● **The request**:
Present the data once more in exactly its original form.

● **Data extract**:
start

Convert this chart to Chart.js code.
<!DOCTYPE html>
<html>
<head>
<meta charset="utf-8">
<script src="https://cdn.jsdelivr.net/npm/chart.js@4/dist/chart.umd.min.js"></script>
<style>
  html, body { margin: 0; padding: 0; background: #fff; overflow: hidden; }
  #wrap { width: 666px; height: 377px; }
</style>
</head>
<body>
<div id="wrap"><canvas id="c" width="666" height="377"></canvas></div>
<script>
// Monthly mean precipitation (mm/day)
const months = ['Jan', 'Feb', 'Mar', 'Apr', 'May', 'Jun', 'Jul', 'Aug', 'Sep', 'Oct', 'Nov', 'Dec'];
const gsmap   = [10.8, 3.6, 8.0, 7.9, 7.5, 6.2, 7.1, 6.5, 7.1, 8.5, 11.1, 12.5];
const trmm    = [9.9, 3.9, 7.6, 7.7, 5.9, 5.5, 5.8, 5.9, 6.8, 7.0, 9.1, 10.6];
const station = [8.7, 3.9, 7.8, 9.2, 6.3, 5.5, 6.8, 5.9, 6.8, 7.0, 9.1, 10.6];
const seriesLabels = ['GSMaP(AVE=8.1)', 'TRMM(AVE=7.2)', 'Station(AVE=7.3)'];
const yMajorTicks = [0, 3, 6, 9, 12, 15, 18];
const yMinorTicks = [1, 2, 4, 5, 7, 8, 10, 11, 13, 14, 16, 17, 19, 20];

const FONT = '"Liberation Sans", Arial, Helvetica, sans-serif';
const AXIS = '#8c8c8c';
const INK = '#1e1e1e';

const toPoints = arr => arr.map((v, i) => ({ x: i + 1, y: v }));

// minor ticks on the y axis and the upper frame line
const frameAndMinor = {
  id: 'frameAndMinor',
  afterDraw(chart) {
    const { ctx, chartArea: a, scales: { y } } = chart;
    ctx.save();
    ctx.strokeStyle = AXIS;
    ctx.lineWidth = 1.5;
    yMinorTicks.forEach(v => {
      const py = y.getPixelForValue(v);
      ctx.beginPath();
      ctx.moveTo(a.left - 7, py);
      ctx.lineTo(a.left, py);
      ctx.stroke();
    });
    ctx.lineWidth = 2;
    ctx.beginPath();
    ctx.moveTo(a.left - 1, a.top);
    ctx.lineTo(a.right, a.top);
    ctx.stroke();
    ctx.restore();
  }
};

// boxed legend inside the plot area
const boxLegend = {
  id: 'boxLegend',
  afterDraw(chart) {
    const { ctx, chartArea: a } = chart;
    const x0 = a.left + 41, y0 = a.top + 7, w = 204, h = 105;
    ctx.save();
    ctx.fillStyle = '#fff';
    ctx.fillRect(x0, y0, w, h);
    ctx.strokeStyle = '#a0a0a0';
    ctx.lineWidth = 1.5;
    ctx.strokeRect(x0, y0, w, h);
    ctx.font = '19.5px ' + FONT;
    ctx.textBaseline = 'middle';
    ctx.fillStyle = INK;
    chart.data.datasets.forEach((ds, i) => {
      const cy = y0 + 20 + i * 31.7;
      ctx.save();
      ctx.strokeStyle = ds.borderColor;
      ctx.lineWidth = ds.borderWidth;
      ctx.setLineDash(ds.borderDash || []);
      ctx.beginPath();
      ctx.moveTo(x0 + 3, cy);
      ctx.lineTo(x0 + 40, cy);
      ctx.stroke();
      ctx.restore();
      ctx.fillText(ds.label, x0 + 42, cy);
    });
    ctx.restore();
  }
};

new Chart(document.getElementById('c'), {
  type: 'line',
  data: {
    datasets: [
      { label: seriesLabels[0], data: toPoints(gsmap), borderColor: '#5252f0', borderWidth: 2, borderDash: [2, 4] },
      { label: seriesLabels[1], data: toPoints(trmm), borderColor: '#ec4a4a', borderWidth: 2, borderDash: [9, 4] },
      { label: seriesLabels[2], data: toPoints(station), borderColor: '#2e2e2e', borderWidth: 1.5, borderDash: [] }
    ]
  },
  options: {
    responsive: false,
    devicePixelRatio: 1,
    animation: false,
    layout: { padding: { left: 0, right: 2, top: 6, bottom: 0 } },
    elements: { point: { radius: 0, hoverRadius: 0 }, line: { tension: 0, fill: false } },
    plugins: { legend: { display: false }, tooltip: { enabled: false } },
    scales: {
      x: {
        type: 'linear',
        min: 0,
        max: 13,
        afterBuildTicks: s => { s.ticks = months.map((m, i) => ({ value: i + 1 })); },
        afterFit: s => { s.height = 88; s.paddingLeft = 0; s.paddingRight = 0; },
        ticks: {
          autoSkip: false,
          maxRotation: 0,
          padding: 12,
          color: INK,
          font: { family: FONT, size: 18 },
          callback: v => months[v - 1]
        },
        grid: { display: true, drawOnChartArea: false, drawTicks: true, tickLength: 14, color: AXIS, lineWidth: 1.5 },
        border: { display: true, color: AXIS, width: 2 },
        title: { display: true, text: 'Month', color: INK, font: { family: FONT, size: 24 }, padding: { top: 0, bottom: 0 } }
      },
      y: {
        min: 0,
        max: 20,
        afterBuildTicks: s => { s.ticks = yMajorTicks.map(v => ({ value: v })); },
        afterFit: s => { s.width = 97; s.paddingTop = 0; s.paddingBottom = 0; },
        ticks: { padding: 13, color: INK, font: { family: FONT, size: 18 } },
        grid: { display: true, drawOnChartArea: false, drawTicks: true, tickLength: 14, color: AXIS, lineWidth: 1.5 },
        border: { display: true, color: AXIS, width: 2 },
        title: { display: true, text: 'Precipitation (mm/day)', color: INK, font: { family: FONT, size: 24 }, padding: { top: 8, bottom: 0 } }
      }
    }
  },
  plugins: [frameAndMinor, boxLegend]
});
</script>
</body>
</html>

end

● **Response to this exercise**:
Convert this chart to Chart.js code.
<!DOCTYPE html>
<html>
<head>
<meta charset="utf-8">
<script src="https://cdn.jsdelivr.net/npm/chart.js@4/dist/chart.umd.min.js"></script>
<style>
  html, body { margin: 0; padding: 0; background: #fff; overflow: hidden; }
  #wrap { width: 666px; height: 377px; }
</style>
</head>
<body>
<div id="wrap"><canvas id="c" width="666" height="377"></canvas></div>
<script>
// Monthly mean precipitation (mm/day)
const months = ['Jan', 'Feb', 'Mar', 'Apr', 'May', 'Jun', 'Jul', 'Aug', 'Sep', 'Oct', 'Nov', 'Dec'];
const gsmap   = [10.8, 3.6, 8.0, 7.9, 7.5, 6.2, 7.1, 6.5, 7.1, 8.5, 11.1, 12.5];
const trmm    = [9.9, 3.9, 7.6, 7.7, 5.9, 5.5, 5.8, 5.9, 6.8, 7.0, 9.1, 10.6];
const station = [8.7, 3.9, 7.8, 9.2, 6.3, 5.5, 6.8, 5.9, 6.8, 7.0, 9.1, 10.6];
const seriesLabels = ['GSMaP(AVE=8.1)', 'TRMM(AVE=7.2)', 'Station(AVE=7.3)'];
const yMajorTicks = [0, 3, 6, 9, 12, 15, 18];
const yMinorTicks = [1, 2, 4, 5, 7, 8, 10, 11, 13, 14, 16, 17, 19, 20];

const FONT = '"Liberation Sans", Arial, Helvetica, sans-serif';
const AXIS = '#8c8c8c';
const INK = '#1e1e1e';

const toPoints = arr => arr.map((v, i) => ({ x: i + 1, y: v }));

// minor ticks on the y axis and the upper frame line
const frameAndMinor = {
  id: 'frameAndMinor',
  afterDraw(chart) {
    const { ctx, chartArea: a, scales: { y } } = chart;
    ctx.save();
    ctx.strokeStyle = AXIS;
    ctx.lineWidth = 1.5;
    yMinorTicks.forEach(v => {
      const py = y.getPixelForValue(v);
      ctx.beginPath();
      ctx.moveTo(a.left - 7, py);
      ctx.lineTo(a.left, py);
      ctx.stroke();
    });
    ctx.lineWidth = 2;
    ctx.beginPath();
    ctx.moveTo(a.left - 1, a.top);
    ctx.lineTo(a.right, a.top);
    ctx.stroke();
    ctx.restore();
  }
};

// boxed legend inside the plot area
const boxLegend = {
  id: 'boxLegend',
  afterDraw(chart) {
    const { ctx, chartArea: a } = chart;
    const x0 = a.left + 41, y0 = a.top + 7, w = 204, h = 105;
    ctx.save();
    ctx.fillStyle = '#fff';
    ctx.fillRect(x0, y0, w, h);
    ctx.strokeStyle = '#a0a0a0';
    ctx.lineWidth = 1.5;
    ctx.strokeRect(x0, y0, w, h);
    ctx.font = '19.5px ' + FONT;
    ctx.textBaseline = 'middle';
    ctx.fillStyle = INK;
    chart.data.datasets.forEach((ds, i) => {
      const cy = y0 + 20 + i * 31.7;
      ctx.save();
      ctx.strokeStyle = ds.borderColor;
      ctx.lineWidth = ds.borderWidth;
      ctx.setLineDash(ds.borderDash || []);
      ctx.beginPath();
      ctx.moveTo(x0 + 3, cy);
      ctx.lineTo(x0 + 40, cy);
      ctx.stroke();
      ctx.restore();
      ctx.fillText(ds.label, x0 + 42, cy);
    });
    ctx.restore();
  }
};

new Chart(document.getElementById('c'), {
  type: 'line',
  data: {
    datasets: [
      { label: seriesLabels[0], data: toPoints(gsmap), borderColor: '#5252f0', borderWidth: 2, borderDash: [2, 4] },
      { label: seriesLabels[1], data: toPoints(trmm), borderColor: '#ec4a4a', borderWidth: 2, borderDash: [9, 4] },
      { label: seriesLabels[2], data: toPoints(station), borderColor: '#2e2e2e', borderWidth: 1.5, borderDash: [] }
    ]
  },
  options: {
    responsive: false,
    devicePixelRatio: 1,
    animation: false,
    layout: { padding: { left: 0, right: 2, top: 6, bottom: 0 } },
    elements: { point: { radius: 0, hoverRadius: 0 }, line: { tension: 0, fill: false } },
    plugins: { legend: { display: false }, tooltip: { enabled: false } },
    scales: {
      x: {
        type: 'linear',
        min: 0,
        max: 13,
        afterBuildTicks: s => { s.ticks = months.map((m, i) => ({ value: i + 1 })); },
        afterFit: s => { s.height = 88; s.paddingLeft = 0; s.paddingRight = 0; },
        ticks: {
          autoSkip: false,
          maxRotation: 0,
          padding: 12,
          color: INK,
          font: { family: FONT, size: 18 },
          callback: v => months[v - 1]
        },
        grid: { display: true, drawOnChartArea: false, drawTicks: true, tickLength: 14, color: AXIS, lineWidth: 1.5 },
        border: { display: true, color: AXIS, width: 2 },
        title: { display: true, text: 'Month', color: INK, font: { family: FONT, size: 24 }, padding: { top: 0, bottom: 0 } }
      },
      y: {
        min: 0,
        max: 20,
        afterBuildTicks: s => { s.ticks = yMajorTicks.map(v => ({ value: v })); },
        afterFit: s => { s.width = 97; s.paddingTop = 0; s.paddingBottom = 0; },
        ticks: { padding: 13, color: INK, font: { family: FONT, size: 18 } },
        grid: { display: true, drawOnChartArea: false, drawTicks: true, tickLength: 14, color: AXIS, lineWidth: 1.5 },
        border: { display: true, color: AXIS, width: 2 },
        title: { display: true, text: 'Precipitation (mm/day)', color: INK, font: { family: FONT, size: 24 }, padding: { top: 8, bottom: 0 } }
      }
    }
  },
  plugins: [frameAndMinor, boxLegend]
});
</script>
</body>
</html>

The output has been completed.